4. A lot of quirky stuff shows up, somewhat erratically, in the elements listing. We think they might be browser-dependent. We also see clicks that are double-counted, i.e. that are covered by more than one type of element on this list. We saw bits of HTML and js comments. Altogether, for a page with 38 possible images, links, etc we found lists of 50 clicked elements.

5. The Confetti view opens with all the clicks scattered all over the screen, quickly flying down to their actual locations on the screen shot. A cute animation, but it has a nice use --- if your page has a few really dense areas of clicks, you can't tell how many clicks are in the solidly-colored masses. The fly-down gives you a quick look at how many dots really are in those spots.

6. The heat map is cool-looking but really faint blushes of heat can be hard to see because the underlying screen shot can disguise them. We found a way to see the heat without the underlay - by choosing the "other" view and then unchoosing it by clicking on "other"again. In this mode, neither "live" or "other" or "both" is active --- and two new heat maps appear below the main one. The two new heat maps are the "live" one and the "other" one but they don't have the underlay.

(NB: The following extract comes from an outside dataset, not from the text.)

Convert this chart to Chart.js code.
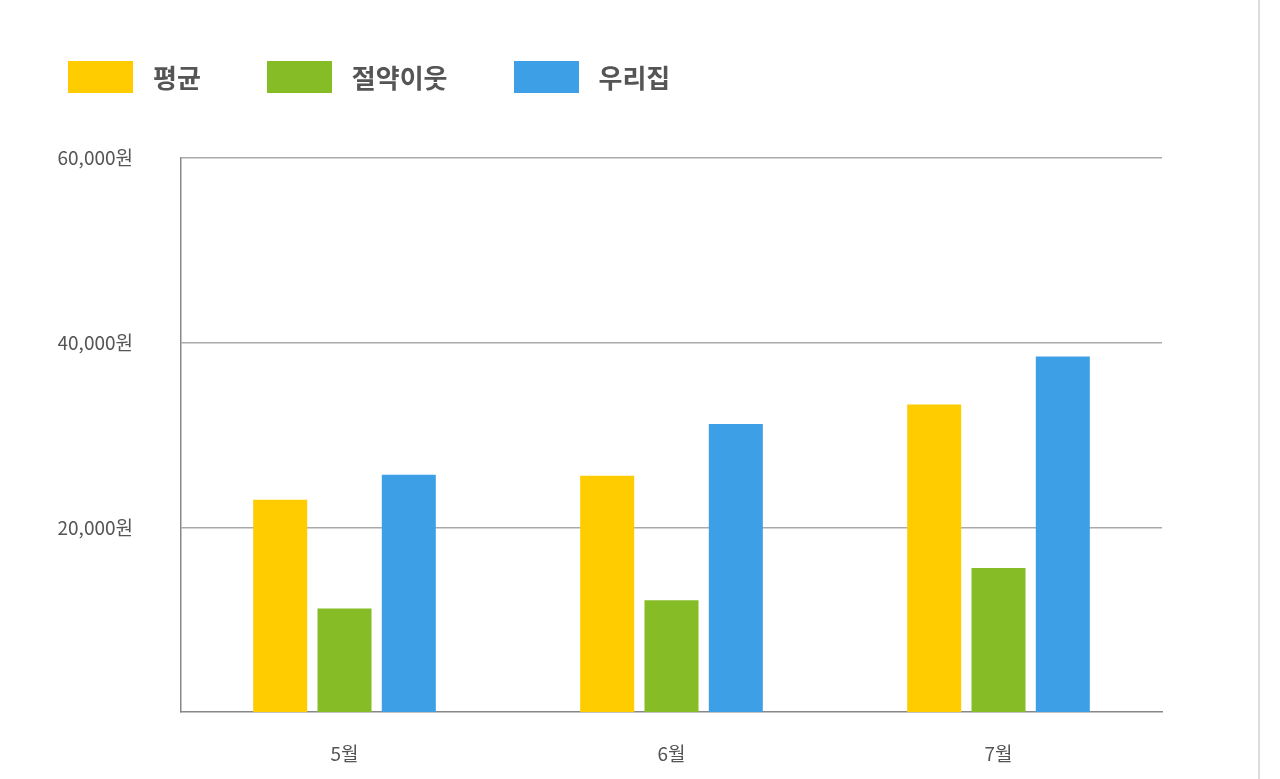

7. The "time to click" feature in the confetti view is surprisingly interesting.

8. You can click on an individual piece of confetti and get a little report on just that click.

9. We analysts prefer the confetti view as long as there aren't too many clicks in all. Clients are dazzled by the confetti view but they think the glow view is more executive-appropriate.

10. Crazy Egg's heat maps must be viewed through Firefox, not IE. IE7 shows all kinds of errors and misplacements.


Overall, we continue to be amazed at the value of Crazy Egg. It has some issues (particularly with tracked pages that resize according to browser resolution) but it is worth several times its price. We're waiting for some vendor to gobble it up and make it unavailable to everybody else.